===== TASK INPUT =====

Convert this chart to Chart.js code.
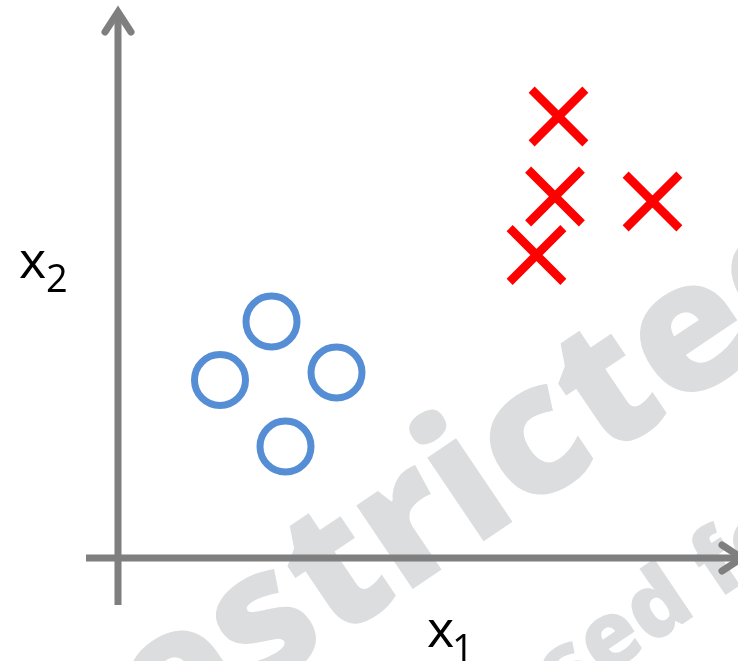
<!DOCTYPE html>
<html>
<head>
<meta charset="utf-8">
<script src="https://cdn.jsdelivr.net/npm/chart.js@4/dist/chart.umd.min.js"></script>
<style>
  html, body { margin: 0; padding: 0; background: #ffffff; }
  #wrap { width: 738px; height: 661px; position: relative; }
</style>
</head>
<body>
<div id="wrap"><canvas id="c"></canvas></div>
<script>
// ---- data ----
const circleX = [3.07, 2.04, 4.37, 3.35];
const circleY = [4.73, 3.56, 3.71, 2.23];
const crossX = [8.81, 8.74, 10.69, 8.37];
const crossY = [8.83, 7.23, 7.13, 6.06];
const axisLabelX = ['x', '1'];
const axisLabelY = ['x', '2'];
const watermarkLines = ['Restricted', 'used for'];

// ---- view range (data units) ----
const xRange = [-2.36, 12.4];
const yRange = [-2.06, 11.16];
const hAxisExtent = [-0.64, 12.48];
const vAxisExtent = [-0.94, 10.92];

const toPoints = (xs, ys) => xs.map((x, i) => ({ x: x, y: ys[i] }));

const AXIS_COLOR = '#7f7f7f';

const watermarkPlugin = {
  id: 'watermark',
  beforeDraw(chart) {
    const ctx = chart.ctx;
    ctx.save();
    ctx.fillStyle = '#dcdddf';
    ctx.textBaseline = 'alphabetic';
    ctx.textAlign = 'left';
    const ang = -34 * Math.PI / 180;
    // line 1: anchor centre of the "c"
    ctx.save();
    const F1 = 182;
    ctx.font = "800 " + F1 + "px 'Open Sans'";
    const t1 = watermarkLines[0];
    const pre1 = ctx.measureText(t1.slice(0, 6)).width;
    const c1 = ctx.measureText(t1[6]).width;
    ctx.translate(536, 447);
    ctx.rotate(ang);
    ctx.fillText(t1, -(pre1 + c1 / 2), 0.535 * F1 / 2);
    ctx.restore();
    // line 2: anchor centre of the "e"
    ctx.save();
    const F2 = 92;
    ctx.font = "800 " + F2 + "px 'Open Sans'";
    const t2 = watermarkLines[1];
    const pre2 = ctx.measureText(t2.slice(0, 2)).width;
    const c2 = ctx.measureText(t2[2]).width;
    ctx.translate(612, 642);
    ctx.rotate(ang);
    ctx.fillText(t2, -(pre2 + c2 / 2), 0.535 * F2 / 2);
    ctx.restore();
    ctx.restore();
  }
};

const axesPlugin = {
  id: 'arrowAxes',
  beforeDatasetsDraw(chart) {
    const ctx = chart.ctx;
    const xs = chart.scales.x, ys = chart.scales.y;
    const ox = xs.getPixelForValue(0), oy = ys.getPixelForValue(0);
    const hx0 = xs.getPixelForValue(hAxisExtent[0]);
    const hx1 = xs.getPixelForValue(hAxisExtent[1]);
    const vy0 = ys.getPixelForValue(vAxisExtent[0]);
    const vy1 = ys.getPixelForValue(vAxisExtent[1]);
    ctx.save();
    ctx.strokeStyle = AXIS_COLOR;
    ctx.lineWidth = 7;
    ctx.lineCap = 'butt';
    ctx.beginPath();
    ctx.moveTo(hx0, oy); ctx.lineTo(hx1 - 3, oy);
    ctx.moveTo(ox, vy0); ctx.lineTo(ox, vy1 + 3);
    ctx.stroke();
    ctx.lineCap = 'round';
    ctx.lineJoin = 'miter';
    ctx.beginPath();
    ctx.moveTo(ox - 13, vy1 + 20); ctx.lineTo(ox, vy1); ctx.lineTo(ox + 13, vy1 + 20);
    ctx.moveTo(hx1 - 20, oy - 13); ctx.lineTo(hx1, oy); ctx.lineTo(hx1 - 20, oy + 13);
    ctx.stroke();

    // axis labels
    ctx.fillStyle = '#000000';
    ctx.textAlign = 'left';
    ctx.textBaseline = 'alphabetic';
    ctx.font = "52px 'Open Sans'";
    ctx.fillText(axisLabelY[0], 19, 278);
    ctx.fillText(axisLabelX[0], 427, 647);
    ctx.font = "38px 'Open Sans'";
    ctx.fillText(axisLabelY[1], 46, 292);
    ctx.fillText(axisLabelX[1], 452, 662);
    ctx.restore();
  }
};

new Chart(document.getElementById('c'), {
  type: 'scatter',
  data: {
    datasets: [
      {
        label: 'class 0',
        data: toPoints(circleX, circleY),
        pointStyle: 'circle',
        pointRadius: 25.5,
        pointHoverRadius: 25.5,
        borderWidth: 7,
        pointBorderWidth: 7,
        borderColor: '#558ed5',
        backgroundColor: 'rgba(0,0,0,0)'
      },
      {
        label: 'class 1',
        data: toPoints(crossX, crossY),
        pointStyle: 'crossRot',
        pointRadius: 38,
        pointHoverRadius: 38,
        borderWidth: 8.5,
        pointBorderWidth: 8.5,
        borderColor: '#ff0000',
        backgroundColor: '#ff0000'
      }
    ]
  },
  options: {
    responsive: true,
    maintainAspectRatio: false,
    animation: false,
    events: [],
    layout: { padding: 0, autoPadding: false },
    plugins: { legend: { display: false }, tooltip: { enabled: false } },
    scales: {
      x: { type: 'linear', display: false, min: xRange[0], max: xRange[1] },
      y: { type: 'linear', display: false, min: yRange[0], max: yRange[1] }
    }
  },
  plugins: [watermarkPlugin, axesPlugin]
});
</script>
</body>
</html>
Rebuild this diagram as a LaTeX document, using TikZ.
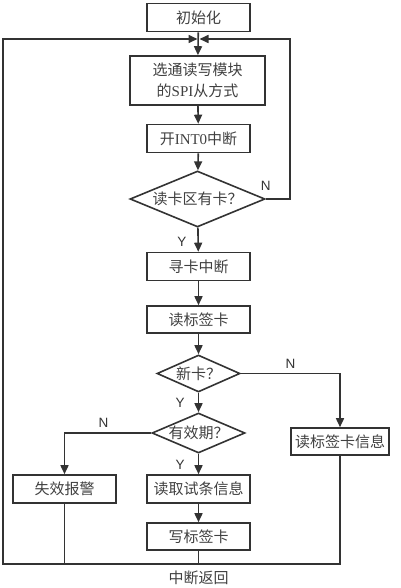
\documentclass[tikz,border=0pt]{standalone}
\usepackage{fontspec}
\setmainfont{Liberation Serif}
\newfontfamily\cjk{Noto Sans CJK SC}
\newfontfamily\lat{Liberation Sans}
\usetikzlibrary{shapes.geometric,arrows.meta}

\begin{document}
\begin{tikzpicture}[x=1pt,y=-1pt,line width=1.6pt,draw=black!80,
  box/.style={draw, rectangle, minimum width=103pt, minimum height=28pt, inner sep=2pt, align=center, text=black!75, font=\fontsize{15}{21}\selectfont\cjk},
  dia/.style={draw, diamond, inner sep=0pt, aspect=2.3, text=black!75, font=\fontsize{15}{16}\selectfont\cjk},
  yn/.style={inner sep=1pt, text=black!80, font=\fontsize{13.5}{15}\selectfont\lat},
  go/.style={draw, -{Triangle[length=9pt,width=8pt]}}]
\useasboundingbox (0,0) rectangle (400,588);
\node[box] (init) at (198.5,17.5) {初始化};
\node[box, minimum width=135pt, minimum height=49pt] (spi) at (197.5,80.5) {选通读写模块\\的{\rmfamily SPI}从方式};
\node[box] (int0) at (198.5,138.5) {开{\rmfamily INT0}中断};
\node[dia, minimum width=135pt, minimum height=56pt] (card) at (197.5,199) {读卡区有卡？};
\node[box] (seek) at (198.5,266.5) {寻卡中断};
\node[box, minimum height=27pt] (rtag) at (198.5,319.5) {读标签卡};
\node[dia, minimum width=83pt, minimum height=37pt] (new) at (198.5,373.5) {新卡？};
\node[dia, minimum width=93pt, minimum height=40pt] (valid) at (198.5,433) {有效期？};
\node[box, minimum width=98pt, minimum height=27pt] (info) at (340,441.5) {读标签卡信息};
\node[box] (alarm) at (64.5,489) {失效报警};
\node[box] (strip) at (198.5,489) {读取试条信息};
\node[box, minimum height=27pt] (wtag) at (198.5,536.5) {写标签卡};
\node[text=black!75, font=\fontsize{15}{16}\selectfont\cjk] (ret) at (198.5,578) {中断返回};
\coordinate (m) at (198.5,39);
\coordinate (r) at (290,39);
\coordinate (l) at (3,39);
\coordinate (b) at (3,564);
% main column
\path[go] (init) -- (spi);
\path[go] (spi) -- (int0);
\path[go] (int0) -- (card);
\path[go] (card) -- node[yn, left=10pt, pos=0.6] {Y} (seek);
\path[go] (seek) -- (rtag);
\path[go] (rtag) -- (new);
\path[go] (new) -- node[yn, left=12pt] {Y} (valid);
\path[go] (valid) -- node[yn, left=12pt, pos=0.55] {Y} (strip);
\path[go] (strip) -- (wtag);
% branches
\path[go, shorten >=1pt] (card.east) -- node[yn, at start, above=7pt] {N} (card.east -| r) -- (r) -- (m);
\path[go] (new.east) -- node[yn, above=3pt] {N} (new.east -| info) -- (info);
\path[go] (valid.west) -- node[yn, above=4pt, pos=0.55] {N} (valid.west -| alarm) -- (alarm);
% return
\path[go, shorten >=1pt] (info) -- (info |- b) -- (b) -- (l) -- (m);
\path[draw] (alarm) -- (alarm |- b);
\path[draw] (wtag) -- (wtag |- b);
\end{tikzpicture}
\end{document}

=====

Identify all lines in the records above with the word "this".

Convert this chart to Chart.js code.
Rebuild this diagram as a LaTeX document, using TikZ.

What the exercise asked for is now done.